Cagtay Fabry edited this page Nov 17, 2020 · 1 revision

Time Data

Why is time special?

An important property of time that distinguishes it from most other dimensions we use is that it is constantly growing. In consequence, we usually expect time dependent data to be ordered. In addition, time has a unique unit system with varying conversion factors: Seconds, Hours, Days, Years, etc. While other dimensions also have unit systems with varying conversion factors that are not powers of 10 (1 mile = 1760 yards, 1 yard = 3 feet), it is not so common to mix them when specifying a quantity, especially when using SI units. Instead of writing q = 5km + 169m + 33mm one would usually express it using a single unit, for example: q = 5,169033km. On the other hand, we often specify a certain point in time in form of a timestamp like 2016-12-06 17:36:48 instead of using a fractional number of years.

There is certainly a lot more to write about what makes time special, but the details are not really relevant for this document.

Design principles

Supported data types

The weldx package interfaces support pandas.TimedeltaIndex, pandas.DatetimeIndex, pandas.Timestamp and pint.Quantity as time data types. To keep things as simple as possible we are not planning on extending this list in the near future. It is up to the user to take care of other types by casting them to one of the supported data types.

Which type should be used internally?

The preferred data type for internal usage is pandas.TimedeltaIndex. In combination with a pandas.Timestamp as reference time it can store the same information as a pandas.DatetimeIndex but it can also be used without a reference time. This makes it more flexible to use than the pandas.DatetimeIndex that has a "baked in" reference time that must always be specified. Often we are only interested in the temporal relations towards a specific event (like the start of an experiment) and not when exactly this event occurred. In this case the combination of pandas.TimedeltaIndex and the optional pandas.Timestamp enables us to omit irrelevant data.

Even though a pint.Quantity stores the same information as a pandas.TimedeltaIndex, it doesn't enforce a temporal order. Therefore pandas.TimedeltaIndex is better suited as internal data format.

Apart from the officially supported data types, NumPy time data types are used internally for some specific tasks like serialization. The main reason for this is that the pandas types are based on them.

How should time be handled in public interfaces?

Each function that accepts time as parameter should be able to deal with the supported data types that were previously specified. This usually means that the corresponding function actually needs two parameters, time and reference_time. The reference time is optional when using pandas.TimedeltaIndex or a pint.Quantity as time and is ignored if time is a pandas.DatetimeIndex.

TODO: discuss return type

The favored return type of public functions and class properties is a pint.Quantity since it is the most important data type for the user. Ideally, he is never required to deal with any other type.

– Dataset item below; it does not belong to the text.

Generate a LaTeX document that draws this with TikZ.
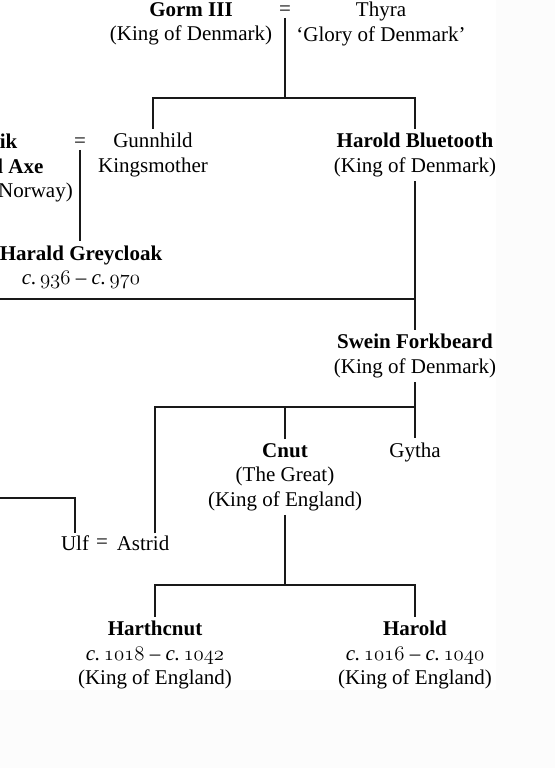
\documentclass[tikz,border=0pt]{standalone}
\usepackage{fontspec}
\setmainfont{Liberation Serif}
\usepackage{tikz}
\usetikzlibrary{positioning}

\newcommand{\lifespan}[2]{\textit{c.}\,\legacyoldstylenums{#1} -- \textit{c.}\,\legacyoldstylenums{#2}}

\begin{document}
\begin{tikzpicture}[
    x=1pt, y=-1pt,
    person/.style={align=center, inner sep=4pt, font=\fontsize{21}{24.5}\selectfont},
    marriage/.style={inner sep=2pt, font=\fontsize{21}{24.5}\selectfont},
    line/.style={line width=2.2pt, draw=black!90}
  ]
    \useasboundingbox (0,0) rectangle (555,768);
    \fill[gray!2] (0,0) rectangle (555,768);
    \fill[white] (0,0) rectangle (496,690);

    % first generation
    \node[person] (gorm) at (191,24) {\textbf{Gorm III}\\(King of Denmark)};
    \node[marriage] (eqA) at (285,11) {=};
    \node[person] (thyra) at (381,24) {Thyra\\`Glory of Denmark'};

    % second generation
    \node[person] (erik) at (-3,168) {\textbf{Erik}\\\textbf{Blood Axe}\\(King of Norway)};
    \node[marriage] (eqB) at (80,143) {=};
    \node[person] (gunnhild) at (153,155) {Gunnhild\\Kingsmother};
    \node[person] (bluetooth) at (415,155) {\textbf{Harold Bluetooth}\\(King of Denmark)};
    \node[person] (greycloak) at (81,267) {\textbf{Harald Greycloak}\\\lifespan{936}{970}};
    \node[person] (swein) at (415,356) {\textbf{Swein Forkbeard}\\(King of Denmark)};

    % third generation
    \node[person] (cnut) at (285,477) {\textbf{Cnut}\\(The Great)\\(King of England)};
    \node[person] (gytha) at (415,452) {Gytha};
    \node[marriage] (ulf) at (75,543) {Ulf};
    \node[marriage] (eqC) at (102,544) {=};
    \node[marriage] (astrid) at (143,543) {Astrid};

    % fourth generation
    \node[person] (harthcnut) at (155,655) {\textbf{Harthcnut}\\\lifespan{1018}{1042}\\(King of England)};
    \node[person] (harold) at (415,655) {\textbf{Harold}\\\lifespan{1016}{1040}\\(King of England)};

    \coordinate (barA) at (285,98);
    \coordinate (leftA) at (0,299);
    \coordinate (barB) at (155,407);
    \coordinate (leftB) at (0,498);
    \coordinate (barC) at (285,585);

    \draw[line] (eqA.south) -- (barA);
    \draw[line] (gunnhild.north) |- (barA) -| (bluetooth.north);
    \draw[line] (eqB.south) -- (eqB.south |- greycloak.north);
    \draw[line] (bluetooth.south) -- (swein.north);
    \draw[line] (leftA) -- (leftA -| swein.north);
    \draw[line] (swein.south) -- (gytha.north);
    \draw[line] (astrid.north -| barB) -- (barB) -| (swein.south);
    \draw[line] (cnut.north) -- (cnut.north |- barB);
    \draw[line] (leftB) -| (ulf.north);
    \draw[line] (cnut.south) -- (barC);
    \draw[line] (harthcnut.north) |- (barC) -| (harold.north);
  \end{tikzpicture}
\end{document}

Common operations and their solutions

This section covers some frequently required operations that already have a default solution that should be utilized.

Type casting

An obvious task that often occurs is casting between the different time data types. There are already two functions implemented that can be found in the weldx.utility package.

The first one is to_pandas_time_index. Depending on the input variable type, it either returns an pandas.DatetimeIndex or a pandas.TimedeltaIndex. It accepts all of the supported data types as arguments but some others like the NumPy time data types are also accepted. Check the API documentation for further information. The second function is called pandas_time_delta_to_quantity and casts, as the name suggests, a pandas.TimedeltaIndex into a pint.Quantity.

In case you want to split a pandas.DatetimeIndex into a time delta and a reference time, you can simply subtract the pandas.Timestamp of your choice from the pandas.DatetimeIndex to get a corresponding pandas.TimedeltaIndex.